Huh!! do you ever talk dirty? or... are you the type who's always prim and proper??
haha... I'm just wondering..
cos, I remember back in uni time, I'm not sure why..
normally, once in a while, we (my friends and I) will gather together, either have a dinner outside, or do some cooking back in our apartment and enjoy the dinner.. but then, every time, without fail, our conversation topic will sure ended up somewhere regarding... err...
taboo sujects?
am I allowed to type it out here??
well... about anything, basically, anything that's forbidden when you're dining with your elderly, parents, family... or kids.. ^_^;
until one day, one of us suddenly raised this question...
ya, the obvious question, ie. why everytime after a meal, we'll end up talking dirty?? ^_^;;
maybe I have grown up in a pretty male-dominant environment, I mean, I played with my 2 younger brothers since I was very small... so, sometimes, I don't think I am a girl, or, sometimes, I think, others treat me like a guy..
but then... why I am talking about "dirty talk, talk dirty" here..
well... I was just thinking.. sometimes, dirty talk, or simply 'talk cock' (aiyo!!! mind my language) can be pretty fun and relaxing..
Oh!! you should listen to my brother when he tells you those dirty jokes... and it's those high level dirty jokes, not those without plot ^_^ (cheh!!)
I'll normally laugh my head off when I listen to him... but then, what a shame, I cannot tell as good as him...
mm... actually what I am trying to say is.. hey!! buddy!!! relax LAH!! ^_~
cos, I think, to be a prim and proper person, can be very tiring sometimes, or, to me, it's most of the time..
just like my favourite momoko... she mentioned that, since 11 or 12, she's already started to read those adult books..
and she mentioned that, she sometimes, will sit down and watch some porno movies... for a laugh, cos, she thought that those stunts were too amazing, and that, porno movies sometimes are even funnier than a so-called comedy...
(^>^)
I like her, not because she talk dirty ok?

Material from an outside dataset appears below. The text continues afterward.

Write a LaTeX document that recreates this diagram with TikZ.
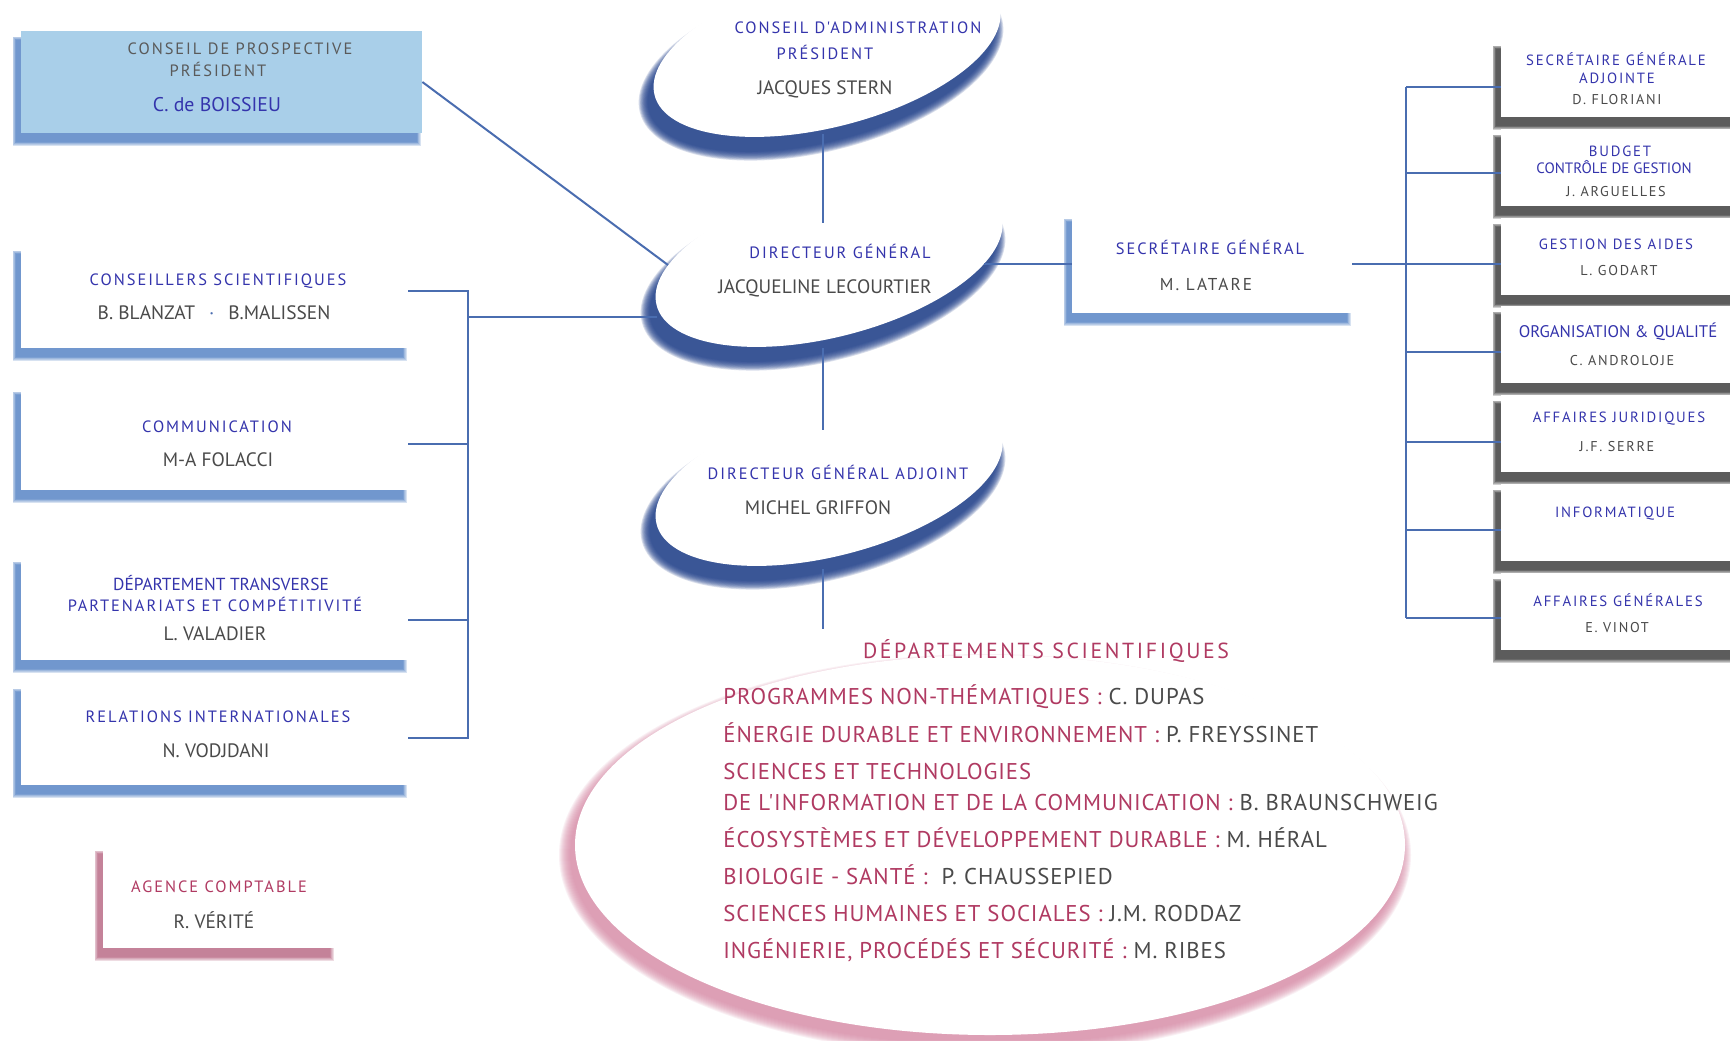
\documentclass[tikz,border=0pt]{standalone}
\usepackage{fontspec}
\setmainfont{PT Sans}
\newfontfamily\capsfont[LetterSpace=12]{PT Sans}
\newfontfamily\deptfont[LetterSpace=4]{PT Sans}
\usetikzlibrary{shapes.geometric,fit}
\definecolor{headblue}{HTML}{3434AC}
\definecolor{namegray}{HTML}{4A4A4A}
\definecolor{capgray}{HTML}{5A5A5A}
\definecolor{deptpink}{HTML}{B03A62}
\definecolor{linkblue}{HTML}{4A6DB0}
\definecolor{prospblue}{HTML}{A9CFE9}
\definecolor{ovalshade}{HTML}{1F3F8A}
\definecolor{cardshade}{HTML}{4A7BC2}
\definecolor{grayshade}{HTML}{2E2E2E}
\definecolor{pinkshade}{HTML}{D88AA6}
\definecolor{roseshade}{HTML}{B4607E}
\begin{document}
\begin{tikzpicture}[x=0.5pt,y=-0.5pt,
  head/.style={text=headblue,inner sep=0pt,text depth=0pt,text height=5.8pt,
    font=\capsfont\fontsize{8.2}{9}\selectfont},
  headr/.style={head,text height=5.2pt,font=\capsfont\fontsize{7.4}{8}\selectfont},
  tight/.style={head,font=\fontsize{8.4}{9}\selectfont},
  who/.style={text=namegray,inner sep=0pt,text depth=0pt,text height=6.8pt,
    font=\fontsize{9.7}{11}\selectfont},
  whor/.style={who,text height=5pt,font=\capsfont\fontsize{7.1}{8}\selectfont},
  dept/.style={text=deptpink,anchor=west,inner sep=0pt,text depth=0pt,text height=7.9pt,
    font=\deptfont\fontsize{11.4}{12}\selectfont},
  link/.style={draw=linkblue,line width=1pt},
  card/.style={fill=white,inner sep=0pt},
  oval/.style={ellipse,fill=white,inner sep=0pt,minimum width=178pt,minimum height=76pt,rotate=14.4}]
\useasboundingbox (0,0) rectangle (1730,1040);
\clip (0,0) rectangle (1730,1040);
\fill[white] (0,0) rectangle (1730,1040);

% departements oval
\foreach \k in {0,...,11}
  \fill[pinkshade,opacity=0.12] (985,855) ellipse [x radius=207.5pt+\k*0.5pt,y radius=95pt+\k*0.5pt];
\node[ellipse,fill=white,inner sep=0pt,minimum width=415pt,minimum height=190pt] (depts) at (990,845) {};

% left cards
\foreach \k in {0,...,5}
  \fill[cardshade,opacity=0.22] (16-\k*0.7,40-\k*0.7) rectangle (417+\k*0.7,142+\k*0.7);
\node[card,fill=prospblue,fit={(21,31) (422,133)}] (cp) {};
\foreach \nm/\ya/\yb in {cs/245/348,comm/386/490,dt/556/660,ri/683/785}{
  \foreach \k in {0,...,5}
    \fill[cardshade,opacity=0.22] (16-\k*0.7,\ya+9-\k*0.7) rectangle (403+\k*0.7,\yb+9+\k*0.7);
  \node[card,fit={(21,\ya) (408,\yb)}] (\nm) {};
}
\foreach \k in {0,...,5}
  \fill[roseshade,opacity=0.22] (98-\k*0.7,854-\k*0.7) rectangle (330+\k*0.7,957+\k*0.7);
\node[card,fit={(103,845) (335,948)}] (ac) {};

% secretariat
\foreach \k in {0,...,5}
  \fill[cardshade,opacity=0.22] (1067-\k*0.7,222-\k*0.7) rectangle (1347+\k*0.7,322+\k*0.7);
\node[card,fit={(1072,213) (1352,313)}] (sg) {};
\foreach \nm/\ya in {r1/40,r2/129,r3/218,r4/306,r5/395,r6/484,r7/573}{
  \foreach \k in {0,...,5}
    \fill[grayshade,opacity=0.22] (1496-\k*0.7,\ya+9-\k*0.7) rectangle (1760,\ya+86+\k*0.7);
  \node[card,fit={(1501,\ya) (1760,\ya+77)}] (\nm) {};
}

% direction ovals
\foreach \nm/\cx/\cy in {ca/827/51,dg/829/261,dga/829/480}{
  \foreach \k in {0,...,10}
    \fill[ovalshade,opacity=0.17,rotate around={14.4:(\cx-6,\cy+15)}]
      (\cx-6,\cy+15) ellipse [x radius=89pt+\k*0.45pt,y radius=38pt+\k*0.45pt];
  \node[oval] (\nm) at (\cx,\cy) {};
}

% links
\coordinate (lb1) at (468,291);
\coordinate (lb2) at (468,444);
\coordinate (lb3) at (468,620);
\coordinate (lb4) at (468,738);
\coordinate (lbdg) at (468,317);
\coordinate (dgW) at (657,317);
\coordinate (dgNW) at (668,265);
\coordinate (dgE) at (984,264);
\coordinate (caS) at (823,134);
\coordinate (dgN) at (823,223);
\coordinate (dgS) at (823,348);
\coordinate (dgaN) at (823,430);
\coordinate (dgaS) at (823,569);
\coordinate (deptN) at (823,629);
\draw[link] (cs.east |- lb1) -- (lb1) -- (lb4) -- (ri.east |- lb4);
\draw[link] (comm.east |- lb2) -- (lb2);
\draw[link] (dt.east |- lb3) -- (lb3);
\draw[link] (lbdg) -- (dgW);
\draw[link] (cp.east) -- (dgNW);
\draw[link] (caS) -- (dgN);
\draw[link] (dgS) -- (dgaN);
\draw[link] (dgaS) -- (deptN);
\foreach \i/\y in {1/87,2/173,3/264,4/352,5/442,6/530,7/618}{
  \coordinate (rb\i) at (1406,\y);
  \draw[link] (rb\i) -- (r\i.west |- rb\i);
}
\draw[link] (rb1) -- (rb7);
\draw[link] (dgE) -- (sg.west |- dgE);
\draw[link] (sg.east |- dgE) -- (rb3);

% texts
\node[head,text=capgray] (cp1) at (240,49) {CONSEIL DE PROSPECTIVE};
\node[head,text=capgray] (cp2) at (218,71) {PRÉSIDENT};
\node[who,text=headblue,font=\fontsize{9.9}{11}\selectfont] (cp3) at (217,105) {C. de BOISSIEU};
\node[head] (ca1) at (858,28) {CONSEIL D'ADMINISTRATION};
\node[head] (ca2) at (825,54) {PRÉSIDENT};
\node[who] (ca3) at (825,88) {JACQUES STERN};
\node[head] (dg1) at (840,253) {DIRECTEUR GÉNÉRAL};
\node[who] (dg2) at (825,287) {JACQUELINE LECOURTIER};
\node[head] (dga1) at (838,474) {DIRECTEUR GÉNÉRAL ADJOINT};
\node[who] (dga2) at (818,508) {MICHEL GRIFFON};
\node[head] (sg1) at (1210,249) {SECRÉTAIRE GÉNÉRAL};
\node[whor,font=\capsfont\fontsize{8.6}{9}\selectfont,text height=6pt] (sg2) at (1206,284) {M. LATARE};

\node[head] (cs1) at (218,280) {CONSEILLERS SCIENTIFIQUES};
\node[who] (cs2) at (214,313) {B. BLANZAT\hspace{7pt}{\color{linkblue}·}\hspace{7pt}B.MALISSEN};
\node[head] (comm1) at (217,427) {COMMUNICATION};
\node[who] (comm2) at (218,460) {M-A FOLACCI};
\node[tight,font=\fontsize{8.7}{9}\selectfont] (dt1) at (221,585) {DÉPARTEMENT TRANSVERSE};
\node[head] (dt2) at (215,606) {PARTENARIATS ET COMPÉTITIVITÉ};
\node[who] (dt3) at (215,634) {L. VALADIER};
\node[head] (ri1) at (218,717) {RELATIONS INTERNATIONALES};
\node[who] (ri2) at (216,751) {N. VODJDANI};
\node[head,text=deptpink] (ac1) at (219,887) {AGENCE COMPTABLE};
\node[who] (ac2) at (214,922) {R. VÉRITÉ};

\node[headr] (r1a) at (1616,60) {SECRÉTAIRE GÉNÉRALE};
\node[headr] (r1b) at (1617,78) {ADJOINTE};
\node[whor] (r1c) at (1617,99) {D. FLORIANI};
\node[headr] (r2a) at (1620,151) {BUDGET};
\node[tight,font=\fontsize{7.5}{8}\selectfont] (r2b) at (1614,168) {CONTRÔLE DE GESTION};
\node[whor] (r2c) at (1616,191) {J. ARGUELLES};
\node[headr] (r3a) at (1616,244) {GESTION DES AIDES};
\node[whor] (r3b) at (1619,270) {L. GODART};
\node[tight] (r4a) at (1618,332) {ORGANISATION \& QUALITÉ};
\node[whor] (r4b) at (1622,360) {C. ANDROLOJE};
\node[headr] (r5a) at (1619,417) {AFFAIRES JURIDIQUES};
\node[whor] (r5b) at (1617,446) {J.F. SERRE};
\node[headr] (r6a) at (1615,512) {INFORMATIQUE};
\node[headr] (r7a) at (1618,601) {AFFAIRES GÉNÉRALES};
\node[whor] (r7b) at (1617,627) {E. VINOT};

\node[dept,anchor=center,font=\capsfont\fontsize{10.9}{12}\selectfont] (dh) at (1046,651) {DÉPARTEMENTS SCIENTIFIQUES};
\foreach \y/\fld/\boss [count=\i] in {697/{PROGRAMMES NON-THÉMATIQUES :}/{C. DUPAS},
    735/{ÉNERGIE DURABLE ET ENVIRONNEMENT :}/{P. FREYSSINET},
    772/{SCIENCES ET TECHNOLOGIES}/{},
    803/{DE L'INFORMATION ET DE LA COMMUNICATION :}/{B. BRAUNSCHWEIG},
    840/{ÉCOSYSTÈMES ET DÉVELOPPEMENT DURABLE :}/{M. HÉRAL},
    877/{BIOLOGIE - SANTÉ :}/{\ P. CHAUSSEPIED},
    914/{SCIENCES HUMAINES ET SOCIALES :}/{J.M. RODDAZ},
    951/{INGÉNIERIE, PROCÉDÉS ET SÉCURITÉ :}/{M. RIBES}}
  \node[dept] (d\i) at (723,\y) {\fld\ {\color{namegray}\boss}};
\end{tikzpicture}
\end{document}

I like her because she's very truthful to herself and truthful to people, and that, she viewed such err.. such taboo stuff in such light and easy manner.. ie. it's no big deal!!
for eg. my brother and I, or even my husband and I, whenever we see big nice BOOBS on the TV, we'll "WAH!"
haha!!! and I thought that "WAH!" is fun!
well.. life is short, and full of misery sometimes...
take some time, sit down, relax, and admire God's amazing and beautiful work!!!
(@.@)
they're called EYE CANDY!!!
a short dirty joke to share... ^_^
I really cannot remember how to tell the story, first heard it from my brother... found it on the internet ^_^;;
有一個酒鬼上街買酒喝,忽然他瞥見街角一家酒店貼著一張:〔只要完成三個難
題,就可免費喝一年的酒〕的告示!!酒鬼見機不可失,便進去向酒保詢問,並先喝了
幾杯酒。酒保道:「你要向三個難題挑戰啊?」酒鬼醉道:「好吧。」「首先.你必須
一囗氣喝掉這杯加滿胡椒的龍舌蘭。」「第二.我們後院有一隻河馬牙齒痛很久了,你
必須幫它拔牙。」「第三.看到對面的公寓了嗎?那裡住著一個女人很久都沒滿足了,
你要讓她滿足。」酒鬼一聽馬上躍躍欲試,於是他便一囗氣灌完了那杯龍舌蘭,突然他
感到整個人都要燒起來了,就一鼓作氣衝到後院,後院立刻傳出河馬的尖叫聲,過了不
久酒鬼衝出來了,他大聲地問酒保:「快!你說那個〔牙痛〕的女人在哪?」
There is a drunken man wandering around on the street, still looking for more alcohol... suddenly he saw this notice outside a bar, that says "if you can get this 3 difficult tasks done, you'll have free beer for a year from us!!"
this man saw this as a great opportunity to get lots of beer, so, he entered the bar, and ordered some beer...
then the bar tender asked him, "so, do you want to take up the challenge??"
the man said, "no problem!"
bar tender said, "first, you've to down this terquila that's added with pepper in 1 gulp!"
"second, there's a hippopotamus(hippopo) in our backyard, she's had a toothache for a LONG time, you've to help her to pull out that bad tooth!!"
"third, you see the apartment across the street? there's a woman in there, who's not been SATISFIED for a long time, you've to satisfy her!"
without giving it a second thought, the drunken man down the terquila, and he felt this sudden burning in him, quickly he ran to the backyard,
then people in the bar heard a loud cry from the hippopo coming out from the backyard,
after a short while, the drunken man came into the bar, and asked,
"QUICK!! TELL ME, WHERE'S THE WOMAN WITH THE TOOTHACHE!!"